Why Writers Need Book Clubs
Created By: Holly Robinson
As a working mother, I have to pursue my literary pleasures with tunnel-vision passion and 007 stealth. I sneak reading time in the bathtub, at lunch, and before bed. I read books in line at the grocery store, and yes, even to sports practices, looking up between chapters to holler, "Good job, honey!" at my kids.
When we moved to a new town a few years ago, our youngest child was in third grade and I was invited to join a book club named "Mothers of Third Graders." B-O-R-I-N-G, I thought. Why go to a book club, when I can stay home and read.
"You might learn something," my husband pointed out. "You are, after all, a writer."
Hmph. The only people who like crowds less than readers are writers, but he had a point. Maybe it was time to see what other people were reading.
"I'll go," I muttered, "but I won't promise to like it."
I didn't, at first. This was a big, noisy book club made up of women whose children have known each other from the womb. I felt like an outcast. Plus, these women read best-selling commercial fiction like Twilight and anything by Jodi Picoult. What was there to discuss?
Plenty, it turned out -- and a lot of the conversation was intense and intimate in surprising ways. We writers work in solitude, usually with nothing more than a dog to consult about plot twists, descriptions and character development. Joining a book group has taught me how writers can reach readers better -- or leave them out in the cold. This particular group talked about the characters as if the characters, too, lived in our neighborhood: "Why did she marry him?" "If I had a kid like that, I'd put him in boarding school," etc. They talked about plot, setting, and the occasional emotional resolution, but hardly ever about the thing writers ponder most: the sentences. Readers just want a good story, duh.
After we discuss the book -- which might take five minutes or two hours -- our conversations morph into an open forum about families, schools, work, sex, the economy, religion, politics, and every other topic that you can imagine included in the fabric of daily discourse. Even if these women hate a book, it's a springboard for discussion.
When my own book, The Gerbil Farmer's Daughter: A Memoir, was published recently, I decided to contact book groups. I left my phone number at libraries, put the word out to friends, and added something to my web site so that book groups would know that I was available. I didn't expect much response. Again, I was surprised: book groups did contact me. I met with over a dozen last year, and discovered that being an author at a book group is like being an anthropologist, an American Idol contestant, and a lottery winner all rolled into one.
As a book club anthropologist, I observe each group's unique character and habitat. There are wino book groups and sober book groups. I see alpha moms and women too shy to speak until after the wine is poured. There are book groups with millionaires and groups where the women haven't attended college. Some have themes, like cooking foods from the book. Others have a strict classroom atmosphere, with members adhering only to discussion questions put out by the publisher.
Being an author at a book group discussion is also like being on American Idol: You never know whether the judges are going to praise your performance or say, like Randy, "That was pitchy, dawg. I just didn't get it."

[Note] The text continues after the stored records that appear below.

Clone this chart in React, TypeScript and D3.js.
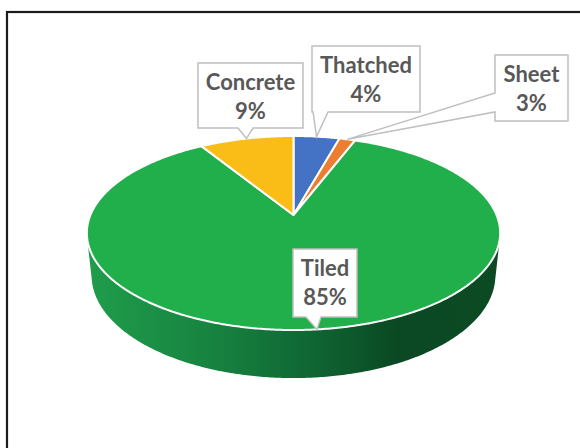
import React from 'react';
import * as d3 from 'd3';

// ---- data ----
const categories = ['Thatched', 'Sheet', 'Tiled', 'Concrete'];
const shares = [4.3, 1.5, 85.4, 8.8];
const percentLabels = ['4%', '3%', '85%', '9%'];
const topColors = ['#4472c4', '#ed7d31', '#20af4b', '#fabc16'];

// ---- layout ----
const W = 580, H = 448;
const CX = 293.5, CY = 215;
const FOCAL = 970.6, DIST = 4.78, ALPHA = (27.47 * Math.PI) / 180, THICK = 0.238;

type Callout = { x: number; y: number; w: number; h: number; side: 'bottom' | 'left'; base: [number, number] };
const callouts: Record<string, Callout> = {
  Concrete: { x: 198, y: 63, w: 105, h: 65, side: 'bottom', base: [238, 253] },
  Thatched: { x: 312, y: 46, w: 108, h: 66, side: 'bottom', base: [313, 328] },
  Sheet: { x: 495, y: 55, w: 73, h: 66, side: 'left', base: [93, 112] },
  Tiled: { x: 293, y: 249, w: 64, h: 68, side: 'bottom', base: [306, 321] },
};

function project(x: number, y: number, z: number): [number, number] {
  const depth = DIST - y * Math.cos(ALPHA) - z * Math.sin(ALPHA);
  const sy = -y * Math.sin(ALPHA) + z * Math.cos(ALPHA);
  return [CX + (FOCAL * x) / depth, CY - (FOCAL * sy) / depth];
}
// phi: clockwise from 12 o'clock (far side), as d3.pie angles
const rim = (phi: number, z: number) => project(Math.sin(phi), -Math.cos(phi), z);

function arcPoints(a0: number, a1: number, z: number): [number, number][] {
  const n = Math.max(2, Math.ceil(Math.abs(a1 - a0) / 0.01));
  const pts: [number, number][] = [];
  for (let i = 0; i <= n; i++) pts.push(rim(a0 + ((a1 - a0) * i) / n, z));
  return pts;
}

const line = d3.line<[number, number]>().x(d => d[0]).y(d => d[1]);

export default function App() {
  const pie = d3.pie<number>().sort(null).value(d => d);
  const arcs = pie(shares);

  // visible outer wall: where the wall normal faces the camera
  const k = 1 / (DIST * Math.cos(ALPHA));
  const vis0 = Math.acos(-k);
  const vis1 = 2 * Math.PI - vis0;

  const sides = arcs
    .map((a, i) => {
      const s = Math.max(a.startAngle, vis0);
      const e = Math.min(a.endAngle, vis1);
      if (e <= s) return null;
      const top = arcPoints(s, e, 0);
      const bot = arcPoints(e, s, -THICK);
      return { i, d: line([...top, ...bot]) + 'Z' };
    })
    .filter(Boolean) as { i: number; d: string }[];

  const center = project(0, 0, 0);

  return (
    <svg width={W} height={H} style={{ position: 'absolute', left: 0, top: 0, background: '#fff' }}
      fontFamily="Lato, 'Open Sans', sans-serif">
      <defs>
        <linearGradient id="sideGreen" gradientUnits="userSpaceOnUse" x1={88} x2={500} y1={0} y2={0}>
          <stop offset="0" stopColor="#1f9d4b" />
          <stop offset="0.3" stopColor="#178340" />
          <stop offset="0.55" stopColor="#0f6533" />
          <stop offset="0.75" stopColor="#0a4923" />
          <stop offset="1" stopColor="#0b4a23" />
        </linearGradient>
      </defs>
      <rect x={7} y={12} width={600} height={500} fill="none" stroke="#1c1c1c" strokeWidth={2.2} />

      {sides.map(s => (
        <path key={'s' + s.i} d={s.d} fill="url(#sideGreen)" />
      ))}

      {arcs.map((a, i) => {
        const pts = [center, ...arcPoints(a.startAngle, a.endAngle, 0)];
        return (
          <path key={'t' + i} d={line(pts) + 'Z'} fill={topColors[i]} stroke="#fff" strokeWidth={2} strokeLinejoin="round" />
        );
      })}

      {arcs.map((a, i) => {
        const name = categories[i];
        const c = callouts[name];
        const tip = rim((a.startAngle + a.endAngle) / 2, 0);
        let d: string;
        if (c.side === 'bottom') {
          d = `M${c.x},${c.y}H${c.x + c.w}V${c.y + c.h}H${c.base[1]}L${tip[0]},${tip[1]}L${c.base[0]},${c.y + c.h}H${c.x}Z`;
        } else {
          d = `M${c.x},${c.y}H${c.x + c.w}V${c.y + c.h}H${c.x}V${c.base[1]}L${tip[0]},${tip[1]}L${c.x},${c.base[0]}Z`;
        }
        const mx = c.x + c.w / 2;
        return (
          <g key={'l' + i}>
            <path d={d} fill="#fff" stroke="#bfbfbf" strokeWidth={1.5} strokeLinejoin="miter" />
            <text x={mx} y={c.y + 26.5} textAnchor="middle" fontSize={22} fontWeight="bold" fill="#585858">{name}</text>
            <text x={mx} y={c.y + 55.5} textAnchor="middle" fontSize={22} fontWeight="bold" fill="#585858">{percentLabels[i]}</text>
          </g>
        );
      })}
    </svg>
  );
}
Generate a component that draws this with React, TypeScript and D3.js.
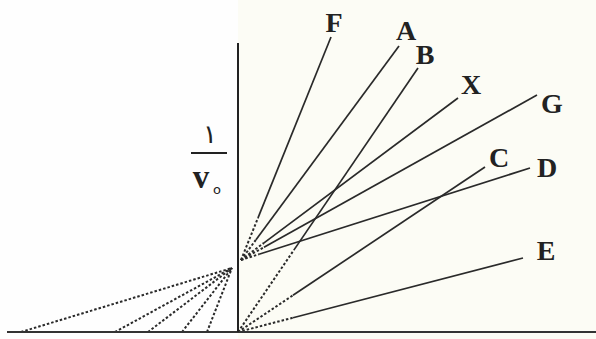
import React from "react";
import * as d3 from "d3";

// lines of the diagram, in axis units (1/[S], 1/v0)
const lineNames = ["F", "A", "B", "X", "G", "C", "D", "E"];
const startX = [0.15, 0.15, 0, 0.15, 0.15, 0, 0.15, 0];
const startY = [3.6, 3.6, 0, 3.6, 3.6, 0, 3.6, 0];
const endX = [4.65, 8.05, 9.0, 11.0, 14.95, 12.35, 14.6, 14.25];
const endY = [14.75, 14.3, 13.2, 11.7, 11.85, 8.25, 8.2, 3.7];
// where the dotted start of each line turns solid (x value)
const dottedUntil = [1.0, 0.9, 2.8, 1.3, 1.3, 2.75, 1.05, 2.75];

// dotted extrapolations to the left of the y axis
const xIntercepts = [-10.85, -6.15, -4.5, -2.8, -1.55];
const leftMeet = [-0.3, 3.2];

const W = 596;
const H = 339;

const labelOffset: Record<string, [number, number]> = {
  F: [3, -5],
  A: [7, -6],
  B: [7, -4],
  X: [13, -4],
  G: [15, 18],
  C: [14, 0],
  D: [17, 9],
  E: [23, 2],
};

export default function App() {
  const x = d3.scaleLinear().domain([0, 1]).range([238, 258]);
  const y = d3.scaleLinear().domain([0, 1]).range([332, 312]);
  const line = d3.line<[number, number]>().x((d) => x(d[0])).y((d) => y(d[1]));
  const ink = "#2a2a2a";

  return (
    <div style={{ position: "fixed", left: 0, top: 0 }}>
      <svg width={W} height={H} style={{ display: "block" }}>
        <rect x={0} y={0} width={W} height={H} fill="#fefefe" />
        <rect x={x(0)} y={0} width={W - x(0)} height={H} fill="#fcfcf5" />

        {xIntercepts.map((xi, i) => (
          <path
            key={"l" + i}
            d={line([[xi, 0], [leftMeet[0], leftMeet[1]]]) || ""}
            stroke={ink}
            strokeWidth={2}
            strokeDasharray="2.5,2"
            fill="none"
          />
        ))}

        {lineNames.map((name, i) => {
          const t = (dottedUntil[i] - startX[i]) / (endX[i] - startX[i]);
          const mx = startX[i] + t * (endX[i] - startX[i]);
          const my = startY[i] + t * (endY[i] - startY[i]);
          const [dx, dy] = labelOffset[name];
          return (
            <g key={name}>
              <path
                d={line([[startX[i], startY[i]], [mx, my]]) || ""}
                stroke={ink}
                strokeWidth={2}
                strokeDasharray="2.5,2"
                fill="none"
              />
              <path
                d={line([[mx, my], [endX[i], endY[i]]]) || ""}
                stroke={ink}
                strokeWidth={1.7}
                fill="none"
              />
              <text
                x={x(endX[i]) + dx}
                y={y(endY[i]) + dy}
                textAnchor="middle"
                fontFamily="'Liberation Serif', serif"
                fontWeight="bold"
                fontSize={28}
                fill="#222"
              >
                {name}
              </text>
            </g>
          );
        })}

        {/* axes */}
        <line x1={7} x2={W} y1={y(0)} y2={y(0)} stroke="#333" strokeWidth={2} />
        <line x1={x(0)} x2={x(0)} y1={43} y2={y(0)} stroke="#222" strokeWidth={2} />

        {/* y axis title 1/v0 */}
        <text x={210} y={143} textAnchor="middle" fontFamily="'DejaVu Sans', sans-serif" fontSize={26} fill="#222">
          ١
        </text>
        <line x1={191} x2={227} y1={153} y2={153} stroke="#222" strokeWidth={2} />
        <text x={201} y={188} textAnchor="middle" fontFamily="'Liberation Serif', serif" fontWeight="bold" fontSize={33} fill="#222">
          v
        </text>
        <text x={217} y={194} textAnchor="middle" fontFamily="'DejaVu Sans', sans-serif" fontSize={13} fill="#222">
          o
        </text>
      </svg>
    </div>
  );
}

"It seems like a long way to drive," my husband said the other night, as I headed off to a book group ninety miles from home. "Is it worth it?"
It is. Wherever I go, and whatever people think of my book, I learn about women's lives. Perhaps because my book is a memoir about a father who raises gerbils, women are amazingly open about their own eccentric parents, troubled childhoods, obsessive husbands or clever mothers. I always come away astounded and humbled by their stories.
In the end, meeting with people who have actually read your book is mostly like winning the lottery: I have never felt so lucky. These are hard times for writers and readers, with magazines folding, book publishers often springing only for name brand authors, and independent book stores dwindling. Authors spend hours each day writing, without knowing if anything we put on the page will ever be read. Book groups allow us to learn what moved our readers (or didn't). They inspire us, giving us hope that writing is a craft worth pursuing.
And, as a woman visiting women's book groups, it helps me feel part of a sisterhood, an extended network of women who work, think, parent, love, grieve, dream, believe, cry and laugh as they journey through their unique lives, support one other, and bring books to life.